Characterizing Ann Arbor's Urban Tree Canopy

For my masters' capstone project, I worked with a team of three other students to characterize the urban canopy in Ann Arbor, Michigan. Ann Arbor is home to a rich canopy of nearly 1.5 million trees that provide an estimated $4.6 million in annual benefits. Identifying, describing, and quantifying the urban tree canopy and associated benefits needed to be carried out for the City of Ann Arbor. Of particular interest were many fragments of old-growth forest on private land where it is difficult for conservation planners to identify and document trees. 

Our team worked to develop three data layers to support decision-makers in Ann Arbor’s Environmental Commission and Office of Sustainability and Innovations. First, a map of native forest fragment locations. Second, a map of turf grass to aid in identifying tree planting sites and areas for incentivizing sustainable lawns. Third, a map of Ann Arbor’s urban canopy classified by tree genus.

Our final report can be read for free here.

Skills and software:

Training Data Collection

We began the project by using 100 ft. x 100 ft. sample plots to locate and identify trees within many of Ann Arbor's natural areas. This served two purposes: to gather additional training data for use in machine learning models, and to familiarize the team with the different forest communities found in the area.

In total, we recorded over 1,000 trees in 38 plots in 15 locations around Ann Arbor. We also incorporated a database of street trees and trees on the University of Michigan's campus.

Genus Classification

To classify tree Genera, we used the lidR package for R to segment tree crowns from LiDAR pointclouds. 

After segmentation, Python and ArcGIS Pro were used to find the mean values of various predictor rasters within each crown. These included DN values for all bands of NAIP and Nearmap aerial imagery, NDVI, texture, canopy height, soil type, and principal components derived from LiDAR (see below).
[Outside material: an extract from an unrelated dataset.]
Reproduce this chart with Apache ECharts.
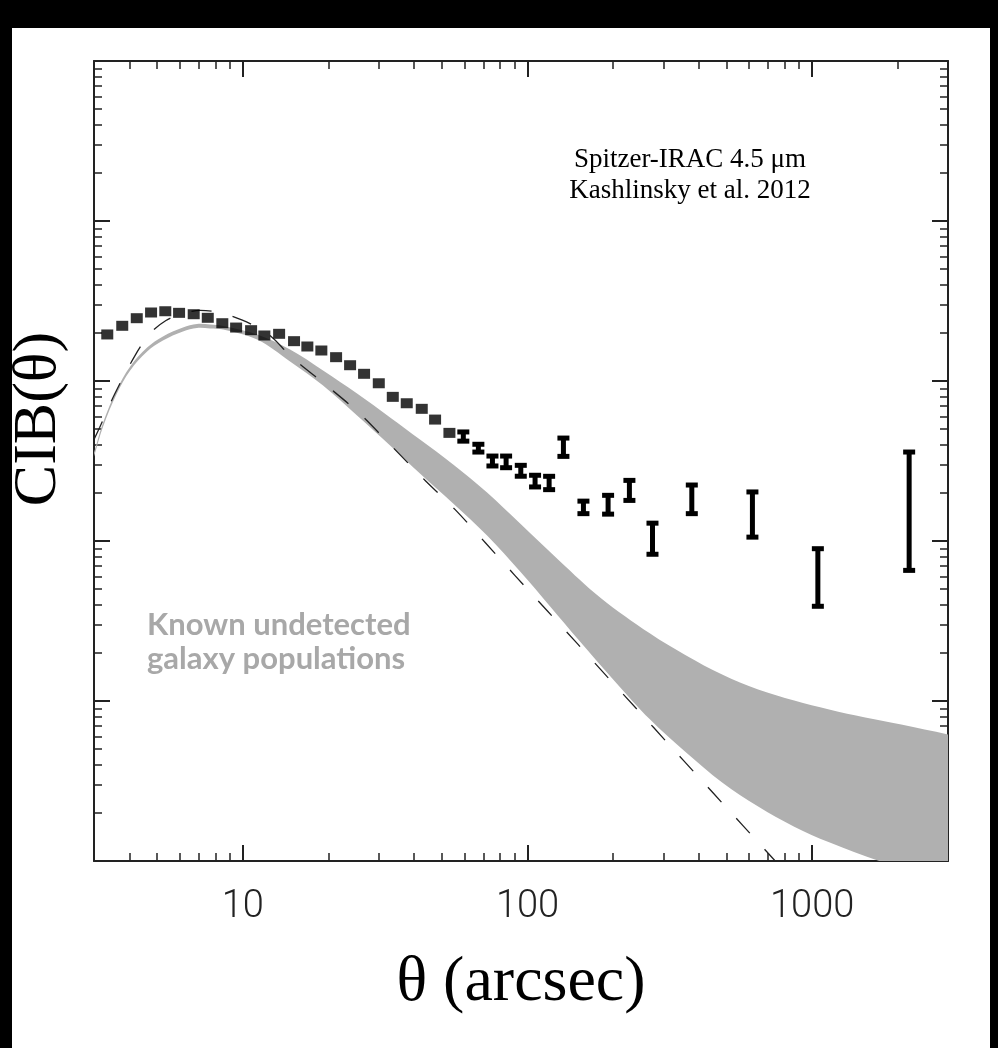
<!DOCTYPE html>
<html>
<head>
<meta charset="utf-8">
<script src="https://cdn.jsdelivr.net/npm/echarts@6/dist/echarts.min.js"></script>
<style>
  html, body { margin: 0; padding: 0; background: #000; }
  #chart { width: 998px; height: 1048px; }
</style>
</head>
<body>
<div id="chart"></div>
<script>
// measured points with symbols larger than the error (squares)
const thetaSq = [3.34, 3.77, 4.24, 4.76, 5.34, 5.97, 6.72, 7.53, 8.47, 9.47, 10.69, 11.9, 13.41, 15.13, 16.85, 18.87, 21.26, 23.81, 26.66, 30.03, 33.63, 37.65, 42.51, 47.35, 53.17];
const cibSq = [1954, 2213, 2469, 2680, 2729, 2667, 2615, 2483, 2297, 2158, 2078, 1925, 1972, 1774, 1643, 1551, 1409, 1255, 1109, 968, 796, 726, 670, 574, 474];

// points drawn as error bars
const thetaErr = [59.5, 67.2, 75.3, 84.1, 94.7, 106.3, 119.1, 133.7, 157.2, 191.9, 228, 274.8, 377.7, 616.7, 1047, 2191];
const errHigh = [498, 417, 352, 352, 308, 267, 263, 456, 184, 200, 248, 134, 232, 210, 92.8, 373];
const errLow = [406, 347, 284, 277, 245, 210, 202, 326, 143, 142, 173, 79.7, 143, 102, 37.7, 63.2];

// grey band: known undetected galaxy populations (edges run a little past the frame)
const bandUpperTheta = [2.7, 3.0, 3.23, 3.61, 4.02, 4.61, 5.24, 6.16, 6.9, 7.67, 8.52, 11.22, 14.65, 19.13, 25.19, 32.9, 41.9, 54.8, 72.1, 94.2, 130.2, 179.9, 269.6, 360.7, 482.8, 646, 864.7, 1147, 1536, 2055, 3000, 3600];
const bandUpper = [192, 357, 551, 885, 1233, 1618, 1897, 2158, 2270, 2253, 2207, 1954, 1574, 1164, 835, 592, 431, 301, 201, 128.5, 74.5, 44.4, 26.4, 19.25, 14.64, 11.8, 10.07, 8.85, 7.88, 7.13, 6.18, 5.74];
const bandLowerTheta = [2.7, 3.0, 3.23, 3.61, 4.02, 4.61, 5.24, 6.16, 6.9, 7.67, 8.52, 11.22, 14.65, 19.13, 25.19, 32.9, 41.9, 54.8, 72.1, 94.2, 120.1, 151.8, 203.2, 269.6, 360.7, 482.8, 646, 864.7, 1147, 1719, 3000, 3600];
const bandLower = [182, 337, 520, 836, 1164, 1528, 1791, 2039, 2143, 2128, 2099, 1815, 1324, 937, 608, 395, 264, 171.4, 108.2, 64.4, 39.0, 23.9, 13.2, 7.65, 4.77, 3.1, 2.19, 1.64, 1.31, 1.0, 0.745, 0.673];

// dashed model curve
const dashTheta = [3.0, 3.14, 3.54, 4.18, 4.72, 5.37, 6.16, 7.07, 7.99, 9.02, 10.6, 12.46, 14.83, 19.68, 25.7, 33.3, 43.7, 55.7, 71.0, 90.4, 116.2, 149.4, 190.4, 246.7, 311.9, 400.8, 506.8, 646, 837];
const dashCib = [431, 512, 824, 1442, 1982, 2389, 2642, 2760, 2716, 2563, 2284, 1925, 1413, 937, 627, 392, 239, 157, 97.9, 60.8, 37.3, 22.9, 14.2, 8.59, 5.42, 3.32, 2.1, 1.31, 0.79];

// axis ticks
const xMajor = [10, 100, 1000];
const xMinor = [4, 5, 6, 7, 8, 9, 20, 30, 40, 50, 60, 70, 80, 90, 200, 300, 400, 500, 600, 700, 800, 900, 2000];
const yMajor = [10, 100, 1000, 10000];
const yMinor = [];
[1, 10, 100, 1000, 10000].forEach(d => {
  for (let k = 2; k <= 9; k++) yMinor.push(k * d);
});

const frameColor = "#222";

function frameAxis(position, min, max, ticks, len, showLine) {
  return {
    type: "log",
    logBase: 10,
    position: position,
    min: min,
    max: max,
    splitLine: { show: false },
    axisLine: { show: showLine, onZero: false, lineStyle: { color: frameColor, width: 2 } },
    axisTick: {
      show: true,
      inside: true,
      length: len,
      customValues: ticks,
      lineStyle: { color: frameColor, width: len > 10 ? 2 : 1.5 },
    },
    axisLabel: { show: false },
  };
}

const chart = echarts.init(document.getElementById("chart"), null, { renderer: "canvas" });

const xBottom = frameAxis("bottom", 3, 3000, xMajor, 16, true);
xBottom.axisLabel = {
  show: true,
  customValues: xMajor,
  formatter: (v) => String(Math.round(v)),
  margin: 27,
  fontFamily: "Roboto",
  fontWeight: 300,
  fontSize: 38,
  color: "#222",
};
xBottom.name = "θ (arcsec)";
xBottom.nameLocation = "middle";
xBottom.nameGap = 90;
xBottom.nameTextStyle = { fontFamily: "Liberation Serif", fontSize: 64, color: "#000" };

const yLeft = frameAxis("left", 1, 100000, yMajor, 16, true);
yLeft.name = "CIB(θ)";
yLeft.nameLocation = "middle";
yLeft.nameRotate = 90;
yLeft.nameGap = 24;
yLeft.nameTextStyle = { fontFamily: "Liberation Serif", fontSize: 62, color: "#000", padding: [0, 0, 0, 84] };

const option = {
  backgroundColor: "#fff",
  animation: false,
  grid: { left: 94, right: 50, top: 61, bottom: 187, outerBoundsMode: "none" },
  graphic: [
    { type: "rect", shape: { x: 0, y: 0, width: 998, height: 28 }, style: { fill: "#000" } },
    { type: "rect", shape: { x: 0, y: 0, width: 12, height: 1048 }, style: { fill: "#000" } },
    { type: "rect", shape: { x: 990, y: 0, width: 8, height: 1048 }, style: { fill: "#000" } },
    {
      type: "text",
      x: 690,
      y: 144,
      style: {
        text: "Spitzer-IRAC 4.5 μm\nKashlinsky et al. 2012",
        font: '27px "Liberation Serif"',
        lineHeight: 31,
        textAlign: "center",
        fill: "#000",
      },
    },
    {
      type: "text",
      x: 147,
      y: 608,
      style: {
        text: "Known undetected\ngalaxy populations",
        font: 'bold 31px "Lato"',
        lineHeight: 34,
        textAlign: "left",
        fill: "#a8a8a8",
      },
    },
  ],
  xAxis: [
    xBottom,
    frameAxis("bottom", 3, 3000, xMinor, 8, false),
    frameAxis("top", 3, 3000, xMajor, 16, true),
    frameAxis("top", 3, 3000, xMinor, 8, false),
  ],
  yAxis: [
    yLeft,
    frameAxis("left", 1, 100000, yMinor, 8, false),
    frameAxis("right", 1, 100000, yMajor, 16, true),
    frameAxis("right", 1, 100000, yMinor, 8, false),
  ],
  series: [
    {
      name: "Galaxy band",
      type: "custom",
      clip: true,
      silent: true,
      data: [[bandUpperTheta[1], bandUpper[1]]],
      renderItem: (params, api) => {
        const pts = [];
        bandUpperTheta.forEach((t, i) => pts.push(api.coord([t, bandUpper[i]])));
        for (let i = bandLowerTheta.length - 1; i >= 0; i--) {
          pts.push(api.coord([bandLowerTheta[i], bandLower[i]]));
        }
        return {
          type: "polygon",
          shape: { points: pts, smooth: 0.35 },
          style: { fill: "#b0b0b0" },
        };
      },
      z: 1,
    },
    {
      name: "Model",
      type: "line",
      data: dashTheta.map((t, i) => [t, dashCib[i]]),
      symbol: "none",
      smooth: 0.3,
      lineStyle: { color: "#222", width: 1.3, type: [20, 22] },
      z: 2,
    },
    {
      name: "CIB",
      type: "scatter",
      data: thetaSq.map((t, i) => [t, cibSq[i]]),
      symbol: "rect",
      symbolSize: [12, 10],
      itemStyle: { color: "#000" },
      z: 3,
    },
    {
      name: "CIB errors",
      type: "custom",
      data: thetaErr.map((t, i) => [t, errLow[i], errHigh[i]]),
      encode: { x: 0, y: [1, 2] },
      renderItem: (params, api) => {
        const top = api.coord([api.value(0), api.value(2)]);
        const bot = api.coord([api.value(0), api.value(1)]);
        return {
          type: "group",
          children: [
            { type: "line", shape: { x1: top[0], y1: top[1] + 2, x2: bot[0], y2: bot[1] - 2 }, style: { stroke: "#000", lineWidth: 5 } },
            { type: "rect", shape: { x: top[0] - 6, y: top[1], width: 12, height: 5 }, style: { fill: "#000" } },
            { type: "rect", shape: { x: bot[0] - 6, y: bot[1] - 5, width: 12, height: 5 }, style: { fill: "#000" } },
          ],
        };
      },
      z: 3,
    },
  ],
};

chart.setOption(option);
</script>
</body>
</html>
After the segmentation polygons, aggregated predictors, and training/testing points were united, the resulting dataset was used to train and test a random forest, support vector, and multinomial model. 

Native Fragment Classification

Manual Delineation

For the native forest fragment map, we began by using present and historical aerial imagery to manually delineate old-grown forests. We worked closely with our stakeholders and local experts to ensure that our polygons aligned with reality on the ground. In the above image, forested areas in 1940 are outlined in red, and present-day fragments in blue.

Unsupervised Classification

In order to identify fragments we missed when manually delineating, we ran an ISO clustering algorithm on the imagery, LiDAR principal components, texture, and NDVI. After manually merging classes, the resulting layer had strong agreement with the delineated fragments (outlined in black) and known shrub areas. 

LiDAR Principal Components

In an effort to derive more robust canopy descriptors from LiDAR, we followed the methodology in Ciuti et. al. (2017) and performed a Principal Components Analysis on five foot voxels derived from our pointclouds. The resulting principal components proved effective at highlighting native areas.

Results and Conclusions

We found that 82% of the 6,900 acre urban canopy in Ann Arbor exists on non-city owned land. Our manual fragment delineation covered 14% of the total canopy, with two-thirds located outside of City-owned property. Clustering classification results found twice as much (28% of the total canopy), with most of that additional area falling outside of City-owned land.


Our efforts at genus classification were less successful - our highest accuracy achieved was 54%. However, our project has laid the groundwork for more useful results following the acquisition of more accurate ground truth data. Furthermore, though genera were frequently misclassified, much of the confusion was between genera common to a single forest commnuity type (e.g. oak and hickory), further bolstering the rationale for remotely sensed classification of forest communities.